* _What you are asked to do_
Return, without pictures, the lines from the start of the data through the one that contains "import plotly.graph_objects as go".

* _Raw data_
--- START ---

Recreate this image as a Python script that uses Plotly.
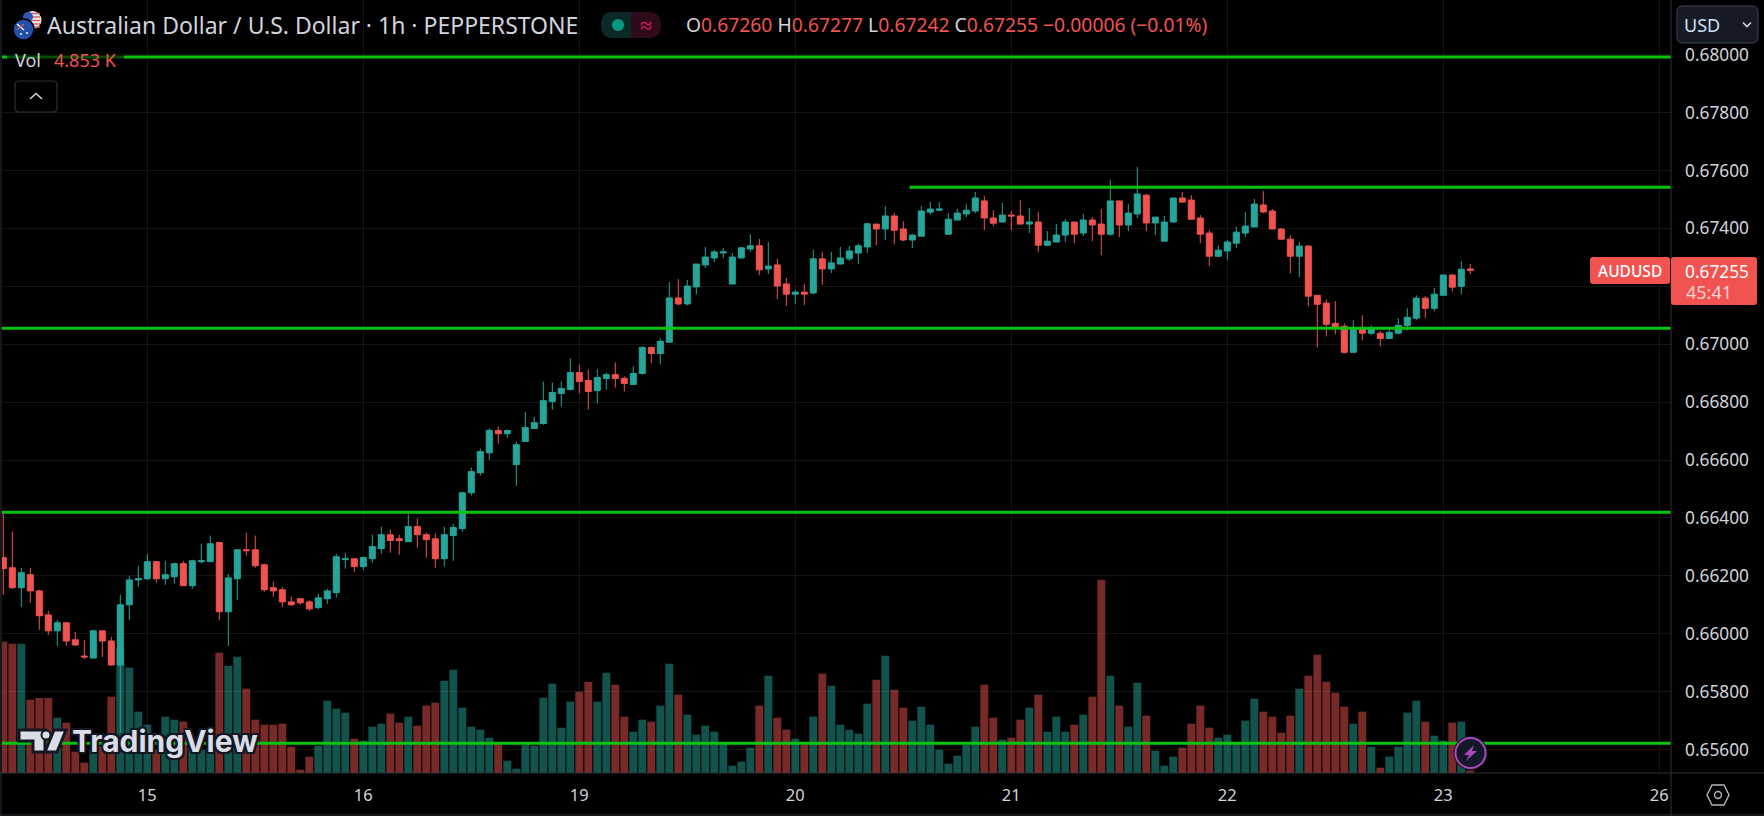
import plotly.graph_objects as go

# prices in 1e-5 units (pipettes)
open_pts = [66263,66228,66159,66204,66148,66065,66010,66038,65979,65923,65916,66010,65975,65892,66100,66186,66190,66249,66190,66197,
66242,66166,66249,66249,66315,66076,66190,66290,66290,66238,66159,66152,66110,66121,66110,66090,66121,66142,66256,66259,
66232,66259,66294,66342,66328,66318,66370,66342,66328,66259,66339,66363,66487,66556,66625,66702,66691,66584,66664,66709,
66726,66802,66830,66844,66902,66875,66840,66882,66895,66882,66861,66899,66989,66968,67007,67160,67139,67198,67274,67298,
67315,67208,67298,67329,67340,67260,67274,67208,67173,67180,67177,67295,67260,67277,67295,67315,67336,67415,67398,67443,
67398,67360,67373,67456,67463,67380,67429,67450,67460,67495,67436,67422,67446,67443,67415,67422,67342,67353,67377,67422,
67384,67429,67415,67380,67495,67412,67450,67515,67419,67356,67422,67505,67498,67436,67384,67304,67322,67349,67384,67405,
67481,67460,67398,67363,67304,67339,67169,67142,67072,67062,66972,67058,67038,67038,67020,67038,67065,67090,67159,67124,
67169,67239,67200,67260]
high_pts = [66421,66353,66228,66228,66152,66079,66048,66038,66006,65979,66013,66010,65989,66135,66200,66235,66276,66249,66252,66245,
66252,66256,66311,66339,66318,66207,66290,66349,66339,66242,66180,66162,66128,66124,66117,66138,66155,66276,66280,66259,
66266,66342,66370,66360,66342,66412,66398,66349,66346,66370,66380,66490,66574,66639,66709,66715,66705,66664,66767,66750,
66871,66868,66871,66951,66930,66913,66913,66902,66937,66889,66923,66992,66992,67020,67215,67225,67222,67277,67336,67326,
67333,67315,67336,67381,67364,67353,67295,67229,67187,67208,67326,67319,67319,67336,67340,67347,67419,67415,67477,67453,
67425,67380,67477,67491,67491,67453,67467,67484,67526,67512,67463,67488,67460,67498,67470,67457,67391,67415,67432,67422,
67450,67439,67467,67567,67495,67484,67612,67519,67439,67443,67505,67526,67515,67446,67394,67342,67360,67405,67457,67502,
67529,67467,67401,67377,67353,67342,67169,67155,67149,67072,67083,67100,67065,67045,67055,67090,67124,67169,67166,67194,
67242,67242,67287,67277]
low_pts = [66135,66155,66093,66107,66013,65996,65958,65958,65958,65913,65916,65920,65889,65657,66048,66162,66186,66176,66169,66173,
66166,66155,66242,66249,66048,65958,66117,66270,66228,66145,66128,66093,66097,66100,66079,66086,66103,66124,66225,66214,
66221,66245,66276,66280,66273,66318,66297,66263,66228,66232,66252,66353,66477,66546,66601,66657,66677,66511,66664,66709,
66722,66774,66785,66840,66830,66774,66795,66844,66850,66837,66861,66895,66934,66930,67007,67135,67135,67173,67263,67284,
67298,67208,67298,67319,67239,67243,67156,67132,67139,67135,67173,67205,67246,67277,67288,67277,67315,67342,67360,67346,
67356,67332,67373,67446,67460,67380,67429,67439,67453,67394,67408,67422,67394,67415,67384,67318,67339,67353,67353,67349,
67374,67356,67308,67374,67370,67391,67436,67391,67377,67356,67422,67488,67429,67349,67270,67301,67290,67332,67370,67405,
67453,67398,67360,67245,67232,67131,66989,67027,67034,66968,66972,67013,67031,66993,67020,67034,67048,67083,67090,67114,
67169,67183,67173,67242]
close_pts = [66225,66159,66211,66148,66062,66010,66038,65975,65961,65920,66010,65975,65892,66100,66186,66190,66249,66190,66204,66242,
66166,66252,66252,66311,66076,66193,66290,66287,66235,66152,66148,66110,66100,66107,66086,66124,66148,66266,66259,66232,
66263,66301,66342,66322,66322,66370,66342,66325,66259,66342,66367,66487,66560,66629,66702,66691,66702,66653,66712,66729,
66805,66833,66847,66902,66871,66837,66885,66895,66882,66864,66899,66989,66968,67010,67160,67139,67201,67277,67301,67319,
67319,67301,67333,67340,67257,67270,67201,67173,67180,67173,67295,67260,67281,67298,67322,67340,67416,67398,67443,67394,
67360,67377,67460,67467,67467,67432,67453,67463,67505,67436,67418,67446,67443,67415,67422,67342,67356,67377,67422,67380,
67429,67412,67380,67495,67412,67453,67519,67419,67439,67422,67505,67491,67432,67380,67304,67325,67353,67387,67408,67484,
67457,67398,67363,67304,67339,67166,67138,67069,67058,66972,67058,67038,67052,67020,67041,67065,67093,67159,67124,67173,
67239,67197,67259,67255]
# volume bar heights (relative units; last bar is 4.853 K)
volume = [394,388,388,220,225,225,166,151,64,31,70,80,229,373,316,184,145,70,169,160,154,90,70,70,361,322,349,253,160,145,145,148,79,10,49,82,217,193,181,103,
97,139,148,178,151,169,142,202,211,277,310,196,139,130,106,88,37,13,85,82,226,268,136,214,244,274,214,301,265,169,124,160,154,202,328,235,175,115,142,124,
90,22,34,76,202,292,166,130,103,85,169,298,262,145,130,118,208,280,352,250,196,157,199,145,70,28,52,85,139,265,166,100,106,160,196,235,124,169,124,145,
175,229,580,292,202,139,271,172,67,22,49,76,148,202,136,106,115,92,157,223,184,169,121,172,253,292,355,274,241,199,148,184,79,16,49,79,181,217,154,112,
97,151,154,8]
day_labels = ["15","16","19","20","21","22","23","26"]
day_bars = [16,40,64,88,112,136,160,184]
price_ticks = [0.656,0.658,0.660,0.662,0.664,0.666,0.668,0.670,0.672,0.674,0.676,0.678,0.680]
# 0.67200 sits under the last-price tag in the reference, so its label stays empty
price_labels = ["0.65600","0.65800","0.66000","0.66200","0.66400","0.66600","0.66800","0.67000","","0.67400","0.67600","0.67800","0.68000"]
level_prices = [0.67992,0.67542,0.67055,0.66420,0.65622]
level_starts = [-0.2,100.7,-0.2,-0.2,-0.2]
title_text = "Australian Dollar / U.S. Dollar · 1h · PEPPERSTONE"

W, H = 1764, 816
PL, PR, PB = 2, 1671, 773
FONT = "Noto Sans"
TXT = "#d1d4dc"
RED = "#f05350"
TEAL = "#26a69a"
LINE = "#2a2e39"
GRID = "#141414"

bars = list(range(len(open_pts)))
opens = [v / 1e5 for v in open_pts]
highs = [v / 1e5 for v in high_pts]
lows = [v / 1e5 for v in low_pts]
closes = [v / 1e5 for v in close_pts]
vol_colors = ["rgba(38,166,154,0.5)" if c >= o else "rgba(240,83,80,0.5)" for o, c in zip(open_pts, close_pts)]

fig = go.Figure()
fig.add_bar(x=bars, y=volume, marker=dict(color=vol_colors, line_width=0), width=0.88, yaxis="y", hoverinfo="skip")
fig.add_candlestick(x=bars, open=opens, high=highs, low=lows, close=closes, yaxis="y2", whiskerwidth=0,
                    increasing=dict(line=dict(color=TEAL, width=1), fillcolor=TEAL),
                    decreasing=dict(line=dict(color=RED, width=1), fillcolor=RED))
XMIN, XMAX = -0.144, 185.3
for p, s in zip(level_prices, level_starts):
    fig.add_scatter(x=[s, XMAX], y=[p, p], yaxis="y2", mode="lines", line=dict(color="#08c40f", width=3), hoverinfo="skip")


def fx(x): return (x - PL) / (PR - PL)
def fy(y): return 1 - y / PB


shapes, notes = [], []
def path(d, **kw):
    out = []
    for tok in d:
        if isinstance(tok, str):
            out.append(tok)
        else:
            out.append(f"{fx(tok[0]):.5f},{fy(tok[1]):.5f}")
    shapes.append(dict(type="path", xref="paper", yref="paper", path=" ".join(out), layer="above", **kw))
def rrect(x0, y0, x1, y1, r, fill=None, line=None, lw=1):
    d = ["M", (x0 + r, y0), "L", (x1 - r, y0), "Q", (x1, y0), (x1, y0 + r), "L", (x1, y1 - r), "Q", (x1, y1), (x1 - r, y1),
         "L", (x0 + r, y1), "Q", (x0, y1), (x0, y1 - r), "L", (x0, y0 + r), "Q", (x0, y0), (x0 + r, y0), "Z"]
    path(d, fillcolor=fill or "rgba(0,0,0,0)", line=dict(color=line or "rgba(0,0,0,0)", width=lw if line else 0))
def rect(x0, y0, x1, y1, fill):
    shapes.append(dict(type="rect", xref="paper", yref="paper", x0=fx(x0), x1=fx(x1), y0=fy(y1), y1=fy(y0),
                       fillcolor=fill, line_width=0, layer="above"))
def circ(cx, cy, r, fill, line=None, lw=1):
    shapes.append(dict(type="circle", xref="paper", yref="paper", x0=fx(cx - r), x1=fx(cx + r), y0=fy(cy + r), y1=fy(cy - r),
                       fillcolor=fill, line=dict(color=line or fill, width=lw if line else 0), layer="above"))
def seg(x0, y0, x1, y1, color, lw=1):
    shapes.append(dict(type="line", xref="paper", yref="paper", x0=fx(x0), x1=fx(x1), y0=fy(y0), y1=fy(y1),
                       line=dict(color=color, width=lw), layer="above"))
def text(x, y, s, size=17, color=TXT, anchor="left", family=FONT, **font):
    notes.append(dict(xref="paper", yref="paper", x=fx(x), y=fy(y), text=s, showarrow=False, xanchor=anchor, yanchor="middle",
                      borderpad=0, font=dict(size=size, color=color, family=family, **font)))


# frame and separators
seg(1, 0, 1, 816, LINE, 1)
seg(0, 815, 1764, 815, LINE, 1)
seg(1671, 0, 1671, 816, "#2f323a", 1)
seg(0, 773, 1764, 773, "#2f323a", 1)

# dimmed strip behind the Vol legend
rect(7, 47, 124, 67, "rgba(0,0,0,0.6)")

# flags
circ(32.5, 20, 9, "#e9e9f0")
for yy in (13.5, 17, 20.5, 24, 27):
    seg(25.5, yy, 40, yy, "#e05a5a", 1.4)
circ(28, 17, 5, "#2f57b5")
circ(23.5, 29.5, 10.5, "#2050aa", "#000000", 1.5)
seg(17, 24, 24, 30, "#f4f4f8", 1.6)
seg(24, 24, 17, 30, "#e06060", 1.2)
circ(27, 33, 1, "#ffffff")
circ(21, 34, 1, "#ffffff")
text(46, 25, title_text, size=23)

# status pill
rrect(601, 12, 660, 38, 12, fill="#0b2a27")
path(["M", (631, 12), "L", (648, 12), "Q", (661, 12), (661, 25), "Q", (661, 38), (648, 38), "L", (631, 38), "Z"], fillcolor="#2e0a1b", line_width=0)
circ(618, 25, 6, "#089981")
text(646, 24, "≈", size=22, color="#e91e63", anchor="center")

# OHLC values
R = f'<span style="color:{RED}">'
ohlc = (f'O{R}0.67260</span> H{R}0.67277</span> L{R}0.67242</span> C{R}0.67255</span> '
        f'{R}−0.00006 (−0.01%)</span>')
text(685, 25, ohlc, size=19.3)

# Vol legend and button
text(14, 60, "Vol", size=18)
text(53, 60, "4.853 K", size=18, color=RED)
rrect(15, 81, 57, 112, 4, line="#2a2e39", lw=1.2)
path(["M", (30, 99), "L", (36, 93.5), "L", (42, 99)], line=dict(color=TXT, width=1.6))

# currency button
rrect(1677, 6, 1758, 43, 6, fill="#161a25", line="#434651", lw=1)
text(1683, 25, "USD", size=18, color="#cfe0f5")
path(["M", (1743, 22.5), "L", (1747, 26.5), "L", (1751, 22.5)], line=dict(color=TXT, width=1.6))

# last price labels
rrect(1590, 257, 1670, 284, 3, fill=RED)
text(1630, 271, "AUDUSD", size=15.5, color="#ffffff", anchor="center", weight=500)
rrect(1671, 257, 1757, 305, 3, fill=RED)
text(1717, 271, "0.67255", size=17.3, color="#ffffff", anchor="center")
text(1685, 292, "45:41", size=18, color="#fbd0cf")

# TradingView logo
lw = dict(color="#131722", width=3)
path(["M", (19, 730), "L", (45, 730), "L", (45, 752), "L", (33, 752), "L", (33, 741), "L", (19, 741), "Z"], fillcolor="#dadde6", line=lw)
circ(46, 735, 4.5, "#dadde6", "#131722", 2)
path(["M", (54, 730), "L", (66, 730), "L", (57, 752), "L", (45, 752), "Z"], fillcolor="#dadde6", line=lw)
text(71, 741, "TradingView", size=30, color="#dadde6", family="Inter", weight=700,
     shadow="-2px 0 0 #131722, 2px 0 0 #131722, 0 -2px 0 #131722, 0 2px 0 #131722, -2px -2px 0 #131722, 2px 2px 0 #131722, -2px 2px 0 #131722, 2px -2px 0 #131722")

# lightning badge
circ(1470.5, 753, 17, "#131722")
circ(1470.5, 753, 15, "#141828", "#ab47bc", 2)
path(["M", (1474, 745), "L", (1464, 755), "L", (1469, 755), "L", (1466, 761), "L", (1477, 751), "L", (1472, 751), "Z"],
     fillcolor="#ab47bc", line_width=0)

# settings hexagon
path(["M", (1712, 785), "L", (1724, 785), "L", (1729, 795), "L", (1724, 805), "L", (1712, 805), "L", (1707, 795), "Z"],
     line=dict(color="#b2b5be", width=1.4))
circ(1718, 795, 3.5, "rgba(0,0,0,0)", "#b2b5be", 1.4)

fig.update_layout(
    width=W, height=H, margin=dict(l=PL, r=W - PR, t=0, b=H - PB),
    paper_bgcolor="#000000", plot_bgcolor="#000000", showlegend=False, barmode="overlay", boxgap=0.33, boxgroupgap=0,
    font=dict(family=FONT, color=TXT, size=17),
    xaxis=dict(type="linear", range=[XMIN, XMAX], tickmode="array", tickvals=day_bars, ticktext=day_labels,
               showgrid=True, gridcolor=GRID, gridwidth=1, zeroline=False, showline=False, ticks="",
               rangeslider=dict(visible=False), tickfont=dict(size=16.5, color=TXT), ticklabelstandoff=10),
    yaxis=dict(domain=[0, 1], range=[0, PB * 3], visible=False, showgrid=False, zeroline=False),
    yaxis2=dict(overlaying="y", side="right", range=[0.65519, 0.68189], tickmode="array", tickvals=price_ticks,
                ticktext=price_labels, showgrid=True, gridcolor=GRID, gridwidth=1, zeroline=False, showline=False,
                ticks="", tickfont=dict(size=17.3, color=TXT), ticklabelstandoff=13),
    shapes=shapes, annotations=notes,
)
fig.write_html("out.html", config=dict(displayModeBar=False),
               post_script="document.body.style.margin='0';document.body.style.background='#000';document.body.style.overflow='hidden';")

--- END ---

* _Exercise response_
Recreate this image as a Python script that uses Plotly.
import plotly.graph_objects as go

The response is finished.